The solution to the higher ed bubble in Hanover? That’s easy, as any management consultant could tell you. You trim 500 positions from the College’s bloated ranks, and cut compensation so that the College pays a generous 20% more than other Upper Valley employers — but not double. Not only would you save money, but the College would run better.

With the savings from these cuts, you could either reduce tuition to zero, or, better yet, trim it in half and use the remaining savings to fund the kind of academic programs and student pedagogical support that would make a Dartmouth education the envy of the world.

Addendum: Lest you worry that the College’s laid-off employees will be set adrift in the seas of a cruel economy, the unemployment rate in low-tax New Hampshire is well below the national rate of 7.7%: it’s 5.7% right now for the entire state and only 4.4% in Grafton County.

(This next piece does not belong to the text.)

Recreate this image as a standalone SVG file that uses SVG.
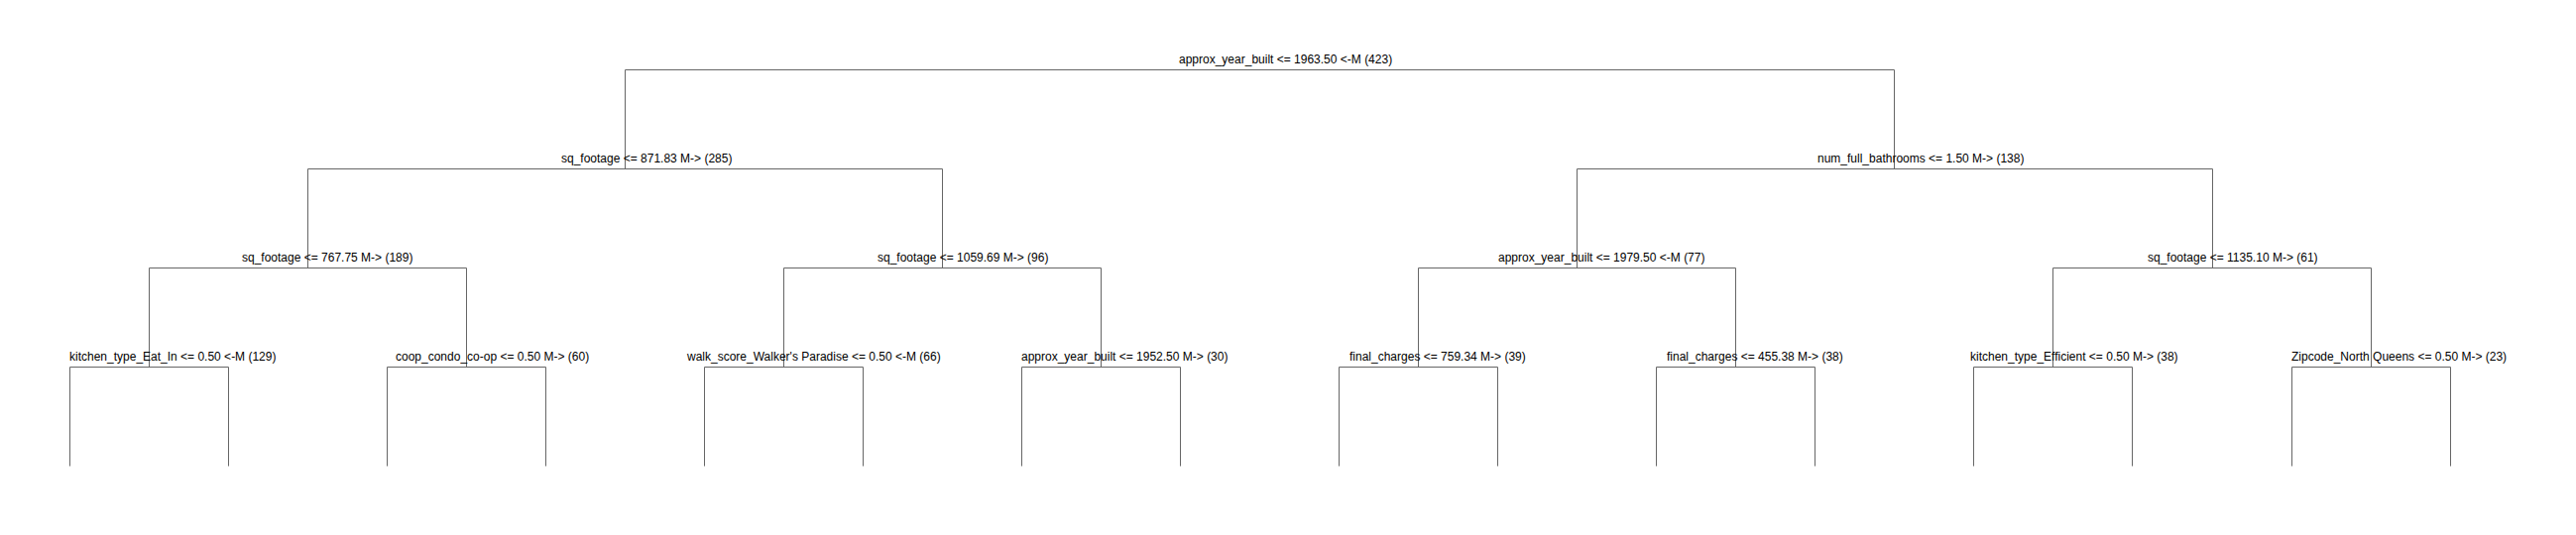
<svg xmlns="http://www.w3.org/2000/svg" width="2598" height="540" viewBox="0 0 2598 540">
<style>
.lbl{font-family:"Liberation Sans",Arial,sans-serif;font-size:12px;fill:#000}
.edge{fill:none;stroke:#666;stroke-width:1}
</style>
<rect width="2598" height="540" fill="#fff"/>
<g id="connectors">
<path class="edge" d="M630.5,170.5V70.5H1910.5V170.5"/>
<path class="edge" d="M310.5,270.5V170.5H950.5V270.5"/>
<path class="edge" d="M1590.5,270.5V170.5H2231.5V270.5"/>
<path class="edge" d="M150.5,370.5V270.5H470.5V370.5"/>
<path class="edge" d="M790.5,370.5V270.5H1110.5V370.5"/>
<path class="edge" d="M1430.5,370.5V270.5H1750.5V370.5"/>
<path class="edge" d="M2070.5,370.5V270.5H2391.5V370.5"/>
<path class="edge" d="M70.5,470.5V370.5H230.5V470.5"/>
<path class="edge" d="M390.5,470.5V370.5H550.5V470.5"/>
<path class="edge" d="M710.5,470.5V370.5H870.5V470.5"/>
<path class="edge" d="M1030.5,470.5V370.5H1190.5V470.5"/>
<path class="edge" d="M1350.5,470.5V370.5H1510.5V470.5"/>
<path class="edge" d="M1670.5,470.5V370.5H1830.5V470.5"/>
<path class="edge" d="M1990.5,470.5V370.5H2150.5V470.5"/>
<path class="edge" d="M2311.5,470.5V370.5H2471.5V470.5"/>
</g>
<g id="n_root"><text class="lbl" x="1189" y="64">approx_year_built &lt;= 1963.50 &lt;-M (423)</text></g>
<g id="n_L"><text class="lbl" x="566" y="164">sq_footage &lt;= 871.83 M-&gt; (285)</text></g>
<g id="n_R"><text class="lbl" x="1833" y="164">num_full_bathrooms &lt;= 1.50 M-&gt; (138)</text></g>
<g id="n_LL"><text class="lbl" x="244" y="264">sq_footage &lt;= 767.75 M-&gt; (189)</text></g>
<g id="n_LR"><text class="lbl" x="885" y="264">sq_footage &lt;= 1059.69 M-&gt; (96)</text></g>
<g id="n_RL"><text class="lbl" x="1511" y="264">approx_year_built &lt;= 1979.50 &lt;-M (77)</text></g>
<g id="n_RR"><text class="lbl" x="2166" y="264">sq_footage &lt;= 1135.10 M-&gt; (61)</text></g>
<g id="n_LLL"><text class="lbl" x="70" y="364">kitchen_type_Eat_In &lt;= 0.50 &lt;-M (129)</text></g>
<g id="n_LLR"><text class="lbl" x="399" y="364">coop_condo_co-op &lt;= 0.50 M-&gt; (60)</text></g>
<g id="n_LRL"><text class="lbl" x="693" y="364">walk_score_Walker's Paradise &lt;= 0.50 &lt;-M (66)</text></g>
<g id="n_LRR"><text class="lbl" x="1030" y="364">approx_year_built &lt;= 1952.50 M-&gt; (30)</text></g>
<g id="n_RLL"><text class="lbl" x="1361" y="364">final_charges &lt;= 759.34 M-&gt; (39)</text></g>
<g id="n_RLR"><text class="lbl" x="1681" y="364">final_charges &lt;= 455.38 M-&gt; (38)</text></g>
<g id="n_RRL"><text class="lbl" x="1987" y="364">kitchen_type_Efficient &lt;= 0.50 M-&gt; (38)</text></g>
<g id="n_RRR"><text class="lbl" x="2311" y="364">Zipcode_North Queens &lt;= 0.50 M-&gt; (23)</text></g>
</svg>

As for people for whom empathetic regard for employees being laid off trumps their empathy for families who take out an additional mortgage in order to pay Dartmouth’s second-in-the-Ivies tuition, or for whom the quality of Dartmouth as an institution is of secondary importance, your umbrage should be directed at the administrators (Jim Wright, this means you) who hired all of the unnecessary staffers whose presence is stifling the College today.

Addendum: A faculty member writes in to note that the administrative support given to the faculty in each academic department is, if anything, proportionately less than it was one or two decades ago. The growth in staffing that has taken place at Dartmouth has been confined to the purely administrative parts of the College.